TO DO: The listing beneath should be written out in full, exactly as shown.

____________

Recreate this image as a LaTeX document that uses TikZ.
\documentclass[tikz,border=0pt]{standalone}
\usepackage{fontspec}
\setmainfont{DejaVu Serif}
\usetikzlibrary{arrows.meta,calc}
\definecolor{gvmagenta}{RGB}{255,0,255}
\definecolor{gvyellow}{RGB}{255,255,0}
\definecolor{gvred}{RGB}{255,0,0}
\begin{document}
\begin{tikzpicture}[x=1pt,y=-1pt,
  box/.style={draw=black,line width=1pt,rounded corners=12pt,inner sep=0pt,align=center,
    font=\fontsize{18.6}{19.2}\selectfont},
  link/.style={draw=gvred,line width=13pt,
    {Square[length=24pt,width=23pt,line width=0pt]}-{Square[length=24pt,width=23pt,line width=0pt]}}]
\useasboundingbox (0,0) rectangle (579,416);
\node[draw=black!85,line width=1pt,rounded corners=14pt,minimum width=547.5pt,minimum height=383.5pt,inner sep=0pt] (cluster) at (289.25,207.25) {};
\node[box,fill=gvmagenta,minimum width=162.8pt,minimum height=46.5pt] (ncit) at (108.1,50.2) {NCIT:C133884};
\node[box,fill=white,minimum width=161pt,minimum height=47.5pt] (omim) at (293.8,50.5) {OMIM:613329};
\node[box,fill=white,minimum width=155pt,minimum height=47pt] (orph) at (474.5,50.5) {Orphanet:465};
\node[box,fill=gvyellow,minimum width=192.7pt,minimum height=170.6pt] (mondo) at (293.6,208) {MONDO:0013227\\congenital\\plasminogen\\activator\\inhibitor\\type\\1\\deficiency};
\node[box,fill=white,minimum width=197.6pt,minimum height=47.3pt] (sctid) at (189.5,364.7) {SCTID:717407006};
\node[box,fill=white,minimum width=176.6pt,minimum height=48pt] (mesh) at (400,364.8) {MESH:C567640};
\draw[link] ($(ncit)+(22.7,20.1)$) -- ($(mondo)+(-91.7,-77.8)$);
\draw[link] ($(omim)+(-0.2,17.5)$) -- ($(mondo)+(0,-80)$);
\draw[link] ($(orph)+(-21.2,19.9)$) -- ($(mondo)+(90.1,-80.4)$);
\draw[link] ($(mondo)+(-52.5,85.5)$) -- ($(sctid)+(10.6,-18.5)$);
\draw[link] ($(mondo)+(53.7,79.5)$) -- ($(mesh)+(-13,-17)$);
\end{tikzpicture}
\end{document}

____________

FULL OUTPUT:
Recreate this image as a LaTeX document that uses TikZ.
\documentclass[tikz,border=0pt]{standalone}
\usepackage{fontspec}
\setmainfont{DejaVu Serif}
\usetikzlibrary{arrows.meta,calc}
\definecolor{gvmagenta}{RGB}{255,0,255}
\definecolor{gvyellow}{RGB}{255,255,0}
\definecolor{gvred}{RGB}{255,0,0}
\begin{document}
\begin{tikzpicture}[x=1pt,y=-1pt,
  box/.style={draw=black,line width=1pt,rounded corners=12pt,inner sep=0pt,align=center,
    font=\fontsize{18.6}{19.2}\selectfont},
  link/.style={draw=gvred,line width=13pt,
    {Square[length=24pt,width=23pt,line width=0pt]}-{Square[length=24pt,width=23pt,line width=0pt]}}]
\useasboundingbox (0,0) rectangle (579,416);
\node[draw=black!85,line width=1pt,rounded corners=14pt,minimum width=547.5pt,minimum height=383.5pt,inner sep=0pt] (cluster) at (289.25,207.25) {};
\node[box,fill=gvmagenta,minimum width=162.8pt,minimum height=46.5pt] (ncit) at (108.1,50.2) {NCIT:C133884};
\node[box,fill=white,minimum width=161pt,minimum height=47.5pt] (omim) at (293.8,50.5) {OMIM:613329};
\node[box,fill=white,minimum width=155pt,minimum height=47pt] (orph) at (474.5,50.5) {Orphanet:465};
\node[box,fill=gvyellow,minimum width=192.7pt,minimum height=170.6pt] (mondo) at (293.6,208) {MONDO:0013227\\congenital\\plasminogen\\activator\\inhibitor\\type\\1\\deficiency};
\node[box,fill=white,minimum width=197.6pt,minimum height=47.3pt] (sctid) at (189.5,364.7) {SCTID:717407006};
\node[box,fill=white,minimum width=176.6pt,minimum height=48pt] (mesh) at (400,364.8) {MESH:C567640};
\draw[link] ($(ncit)+(22.7,20.1)$) -- ($(mondo)+(-91.7,-77.8)$);
\draw[link] ($(omim)+(-0.2,17.5)$) -- ($(mondo)+(0,-80)$);
\draw[link] ($(orph)+(-21.2,19.9)$) -- ($(mondo)+(90.1,-80.4)$);
\draw[link] ($(mondo)+(-52.5,85.5)$) -- ($(sctid)+(10.6,-18.5)$);
\draw[link] ($(mondo)+(53.7,79.5)$) -- ($(mesh)+(-13,-17)$);
\end{tikzpicture}
\end{document}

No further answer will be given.